A: And it’s all true. And it’s such a wonderful thing that Maggie Ellen is so well off compared to the life that she had in her early years. Of course, she got the house. It was given to her by relatives. The man she married had absolutely nothing, but he becamse rich walking into her house. And they were very happy and cared very much for each other. He had a farm there.

Then they had two children: a girl and a boy. And they’ve added to the house, two rooms to the back. 

On Sunday nights, my father used to go down to Arneygets Lane. It’s very close to Aghlem. It was all Protestant people. He used to always go to their houses on Sunday evenings. I don’t know why. It was an odd thing to go there every Sunday, but he did. Before any of them went out on Sundays – all grownups went out on Sunday nights and the young kids were at home with my mother – they all used to kneel down together and say the rosary before they left. It was part of Sunday. You did that. 

Then, my mother used to tell us stories about this country [America]. She couldn’t think that she could tell us when my father was around. But I could remember saying when I was getting just old enough to start paying attention, that the chairs over there had wheels underneath then and you could push them around. And of course we had never seen anything like that. You know how you think about things after. One time I said to my mother, when you had all these nice chairs, why did you give them away. And my father was right there. 

Q: One big issue in Ireland over the past few decades have been The Troubles.

A: Oh, yes, well that’s a terrible thing. Innocent people, children going to school and getting shot. It’s an awful thing. 

There have been so many times when they thought things were beginning to look good. I’m not being one-sided about it because I don’t know enough about it. but from what I’ve really tried to listen to and read about is when things are quiet and an agreement’s been made about certain things, it’s always the protestants who break it. remember not even two years ago, there was a catholic school built in a protestant area. Well, they shouldn’t have done that in the beginning. The protestants are so bigoted that they were just glad the chance to do something. And I wonder why they ever did that. 

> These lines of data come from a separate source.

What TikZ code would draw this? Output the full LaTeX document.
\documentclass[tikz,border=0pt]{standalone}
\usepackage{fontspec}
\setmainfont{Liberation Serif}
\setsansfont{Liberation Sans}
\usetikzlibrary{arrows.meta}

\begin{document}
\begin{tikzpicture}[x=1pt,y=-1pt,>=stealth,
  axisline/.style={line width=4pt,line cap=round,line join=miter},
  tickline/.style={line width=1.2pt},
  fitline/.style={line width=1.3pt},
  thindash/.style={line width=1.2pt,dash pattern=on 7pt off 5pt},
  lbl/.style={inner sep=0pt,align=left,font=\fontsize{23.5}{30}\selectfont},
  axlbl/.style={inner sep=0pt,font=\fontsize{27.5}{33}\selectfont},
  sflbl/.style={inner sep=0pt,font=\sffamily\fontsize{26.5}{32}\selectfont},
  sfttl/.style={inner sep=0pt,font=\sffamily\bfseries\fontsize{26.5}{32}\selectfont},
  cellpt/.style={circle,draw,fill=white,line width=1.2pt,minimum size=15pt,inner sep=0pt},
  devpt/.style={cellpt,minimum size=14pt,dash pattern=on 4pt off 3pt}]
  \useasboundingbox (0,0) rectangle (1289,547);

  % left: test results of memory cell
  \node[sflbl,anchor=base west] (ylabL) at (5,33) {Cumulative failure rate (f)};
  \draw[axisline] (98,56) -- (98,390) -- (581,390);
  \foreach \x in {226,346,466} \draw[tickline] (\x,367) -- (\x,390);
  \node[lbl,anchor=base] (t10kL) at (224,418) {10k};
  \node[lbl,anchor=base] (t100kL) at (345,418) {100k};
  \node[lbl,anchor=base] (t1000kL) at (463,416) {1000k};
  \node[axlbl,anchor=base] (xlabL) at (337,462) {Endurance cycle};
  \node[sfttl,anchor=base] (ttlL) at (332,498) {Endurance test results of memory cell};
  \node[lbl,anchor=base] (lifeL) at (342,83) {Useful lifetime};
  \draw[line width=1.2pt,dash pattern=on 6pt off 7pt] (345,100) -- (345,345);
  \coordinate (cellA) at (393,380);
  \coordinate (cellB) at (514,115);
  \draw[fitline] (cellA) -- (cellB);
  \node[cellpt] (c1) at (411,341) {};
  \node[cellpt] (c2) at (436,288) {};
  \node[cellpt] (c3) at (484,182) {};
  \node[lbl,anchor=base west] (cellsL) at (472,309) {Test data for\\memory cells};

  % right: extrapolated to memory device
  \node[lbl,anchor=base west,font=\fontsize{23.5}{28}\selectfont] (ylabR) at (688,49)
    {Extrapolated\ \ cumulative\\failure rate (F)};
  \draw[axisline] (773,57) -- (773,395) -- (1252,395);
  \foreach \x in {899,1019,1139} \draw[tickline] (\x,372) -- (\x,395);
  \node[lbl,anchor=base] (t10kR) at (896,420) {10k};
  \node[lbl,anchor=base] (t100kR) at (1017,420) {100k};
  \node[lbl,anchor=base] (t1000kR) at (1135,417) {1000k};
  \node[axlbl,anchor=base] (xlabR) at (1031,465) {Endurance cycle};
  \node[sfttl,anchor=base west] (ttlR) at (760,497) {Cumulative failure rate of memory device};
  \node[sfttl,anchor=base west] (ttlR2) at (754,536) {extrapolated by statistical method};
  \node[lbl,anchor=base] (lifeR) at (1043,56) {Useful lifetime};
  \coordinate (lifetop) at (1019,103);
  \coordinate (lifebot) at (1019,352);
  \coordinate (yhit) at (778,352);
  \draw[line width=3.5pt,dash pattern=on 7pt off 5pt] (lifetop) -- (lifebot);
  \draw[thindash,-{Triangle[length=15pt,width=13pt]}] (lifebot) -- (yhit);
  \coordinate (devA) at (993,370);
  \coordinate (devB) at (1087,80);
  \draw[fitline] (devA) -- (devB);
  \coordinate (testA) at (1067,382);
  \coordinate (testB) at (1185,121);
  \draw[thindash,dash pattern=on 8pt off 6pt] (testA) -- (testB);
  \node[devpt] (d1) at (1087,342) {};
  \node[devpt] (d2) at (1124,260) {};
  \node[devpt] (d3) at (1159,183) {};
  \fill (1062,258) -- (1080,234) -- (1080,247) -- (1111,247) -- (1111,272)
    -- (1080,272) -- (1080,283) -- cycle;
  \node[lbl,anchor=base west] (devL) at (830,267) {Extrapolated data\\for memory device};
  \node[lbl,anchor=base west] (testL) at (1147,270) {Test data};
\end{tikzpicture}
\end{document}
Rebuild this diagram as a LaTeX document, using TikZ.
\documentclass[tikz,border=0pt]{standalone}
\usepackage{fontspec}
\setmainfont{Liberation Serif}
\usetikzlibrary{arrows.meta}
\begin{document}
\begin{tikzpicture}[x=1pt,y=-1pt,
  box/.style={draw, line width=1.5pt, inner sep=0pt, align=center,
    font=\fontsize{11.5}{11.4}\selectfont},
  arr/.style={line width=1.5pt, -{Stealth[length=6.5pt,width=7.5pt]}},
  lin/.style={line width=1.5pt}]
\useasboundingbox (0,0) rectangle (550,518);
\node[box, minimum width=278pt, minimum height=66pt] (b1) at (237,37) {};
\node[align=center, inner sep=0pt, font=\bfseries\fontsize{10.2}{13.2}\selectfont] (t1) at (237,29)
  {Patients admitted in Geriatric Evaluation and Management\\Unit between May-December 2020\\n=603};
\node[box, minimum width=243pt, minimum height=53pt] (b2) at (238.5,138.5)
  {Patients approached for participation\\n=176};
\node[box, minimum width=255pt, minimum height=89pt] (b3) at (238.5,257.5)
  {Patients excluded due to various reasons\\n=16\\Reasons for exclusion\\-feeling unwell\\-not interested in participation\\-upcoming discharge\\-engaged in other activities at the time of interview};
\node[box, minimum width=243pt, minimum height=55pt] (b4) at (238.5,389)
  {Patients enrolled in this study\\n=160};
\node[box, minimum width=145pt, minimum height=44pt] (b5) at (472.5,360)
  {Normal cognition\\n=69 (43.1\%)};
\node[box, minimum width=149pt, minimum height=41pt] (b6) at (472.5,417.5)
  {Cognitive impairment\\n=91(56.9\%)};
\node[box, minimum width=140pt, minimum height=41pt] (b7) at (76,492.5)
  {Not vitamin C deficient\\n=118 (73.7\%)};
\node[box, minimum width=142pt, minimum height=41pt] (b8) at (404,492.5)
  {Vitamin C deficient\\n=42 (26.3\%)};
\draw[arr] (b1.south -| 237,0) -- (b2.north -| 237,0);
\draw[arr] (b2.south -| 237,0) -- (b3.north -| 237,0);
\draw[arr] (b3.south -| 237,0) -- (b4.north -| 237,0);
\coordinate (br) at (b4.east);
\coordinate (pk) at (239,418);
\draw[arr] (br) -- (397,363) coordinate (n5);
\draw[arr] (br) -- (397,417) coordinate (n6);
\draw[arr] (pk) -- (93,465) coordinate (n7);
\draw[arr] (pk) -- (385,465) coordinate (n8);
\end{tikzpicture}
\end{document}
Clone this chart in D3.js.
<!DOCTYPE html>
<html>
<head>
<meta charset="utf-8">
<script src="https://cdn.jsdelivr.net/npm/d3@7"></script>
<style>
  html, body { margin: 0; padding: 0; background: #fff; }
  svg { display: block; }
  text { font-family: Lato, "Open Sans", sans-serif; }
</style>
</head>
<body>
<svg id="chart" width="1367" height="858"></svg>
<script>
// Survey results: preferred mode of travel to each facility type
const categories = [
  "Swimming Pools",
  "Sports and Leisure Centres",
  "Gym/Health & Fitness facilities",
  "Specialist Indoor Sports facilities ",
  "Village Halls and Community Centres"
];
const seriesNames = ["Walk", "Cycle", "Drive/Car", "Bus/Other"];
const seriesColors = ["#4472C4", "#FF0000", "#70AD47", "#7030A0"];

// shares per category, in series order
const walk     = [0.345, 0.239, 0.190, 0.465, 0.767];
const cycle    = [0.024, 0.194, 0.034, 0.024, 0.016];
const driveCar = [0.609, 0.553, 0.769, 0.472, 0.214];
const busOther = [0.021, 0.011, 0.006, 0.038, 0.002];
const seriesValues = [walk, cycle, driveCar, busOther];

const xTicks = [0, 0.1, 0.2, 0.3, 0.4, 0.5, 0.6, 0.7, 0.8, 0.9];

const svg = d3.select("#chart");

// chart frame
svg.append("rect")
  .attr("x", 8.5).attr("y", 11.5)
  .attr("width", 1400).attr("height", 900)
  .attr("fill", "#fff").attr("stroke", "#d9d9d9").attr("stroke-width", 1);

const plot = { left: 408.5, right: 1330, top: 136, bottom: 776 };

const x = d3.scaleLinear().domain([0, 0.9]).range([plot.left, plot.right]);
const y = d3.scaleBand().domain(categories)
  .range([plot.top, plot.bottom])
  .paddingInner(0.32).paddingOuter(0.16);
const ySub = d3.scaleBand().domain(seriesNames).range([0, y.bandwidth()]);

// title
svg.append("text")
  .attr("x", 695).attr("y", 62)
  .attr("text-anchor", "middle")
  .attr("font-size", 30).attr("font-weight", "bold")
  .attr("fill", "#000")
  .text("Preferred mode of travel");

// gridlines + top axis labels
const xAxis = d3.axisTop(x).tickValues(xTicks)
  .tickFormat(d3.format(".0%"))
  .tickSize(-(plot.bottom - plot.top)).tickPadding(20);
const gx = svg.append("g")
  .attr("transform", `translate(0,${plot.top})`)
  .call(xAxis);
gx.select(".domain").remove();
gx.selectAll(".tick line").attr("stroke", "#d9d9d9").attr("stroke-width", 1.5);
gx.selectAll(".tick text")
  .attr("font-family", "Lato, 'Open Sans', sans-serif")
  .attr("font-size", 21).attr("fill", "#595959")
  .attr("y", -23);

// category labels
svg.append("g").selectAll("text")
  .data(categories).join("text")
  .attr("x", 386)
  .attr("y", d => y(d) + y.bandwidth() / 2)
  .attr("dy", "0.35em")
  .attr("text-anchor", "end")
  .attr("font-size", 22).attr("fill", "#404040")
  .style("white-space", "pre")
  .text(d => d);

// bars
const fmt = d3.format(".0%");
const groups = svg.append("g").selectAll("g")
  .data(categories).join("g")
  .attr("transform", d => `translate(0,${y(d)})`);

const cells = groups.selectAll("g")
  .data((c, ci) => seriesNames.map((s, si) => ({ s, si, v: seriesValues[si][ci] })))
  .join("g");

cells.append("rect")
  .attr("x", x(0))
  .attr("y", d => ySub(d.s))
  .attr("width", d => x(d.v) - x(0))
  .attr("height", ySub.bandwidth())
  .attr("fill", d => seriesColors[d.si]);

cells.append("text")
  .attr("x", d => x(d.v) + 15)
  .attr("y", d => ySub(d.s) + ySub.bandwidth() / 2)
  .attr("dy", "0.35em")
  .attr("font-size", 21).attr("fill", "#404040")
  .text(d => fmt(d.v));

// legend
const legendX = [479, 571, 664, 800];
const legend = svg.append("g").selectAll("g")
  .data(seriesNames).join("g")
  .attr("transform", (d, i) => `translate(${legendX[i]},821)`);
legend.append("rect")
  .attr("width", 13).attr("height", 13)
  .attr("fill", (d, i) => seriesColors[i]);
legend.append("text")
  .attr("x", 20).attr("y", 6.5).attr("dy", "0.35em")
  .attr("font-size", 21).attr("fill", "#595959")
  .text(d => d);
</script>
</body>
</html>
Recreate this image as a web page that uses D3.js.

But there are only a small group of protestants that are doing that. But they’re pushing the others out to do that with them. Uncle don told us one time about this protestant woman who was going to bresnala, one of the places where they march. And she was inviting some of the catholic women to go with her. The protestant woman didn’t know the reason why they were going. She just thought it was a parade, a good time, excitement. 

I know the 12th of july is supposed to be the anniversary of some war. The protestant people, even people we knew that were very good people, they used to practice up and down the road with the drums and everything, getting used to the holiday. The protestants around us were the best people you could find. You could depend on them a lot more than you could on some fo the catholics. You wpouldn’t hear them swearing. You wouldn’t even hear the men say, ‘dammit,’ or anything. They were a lot more refined than the Irishmen. So these protestant men, they’re not making trouble. But maybe they had to put on a show. 

I remember we had some protestant people visiting us one time. They were talking about the Troubles and everything. And the protestant man said, “I don’t know what they’re fighting about, and they don’t’ know what they’re fighitn about either.” And that’s so true.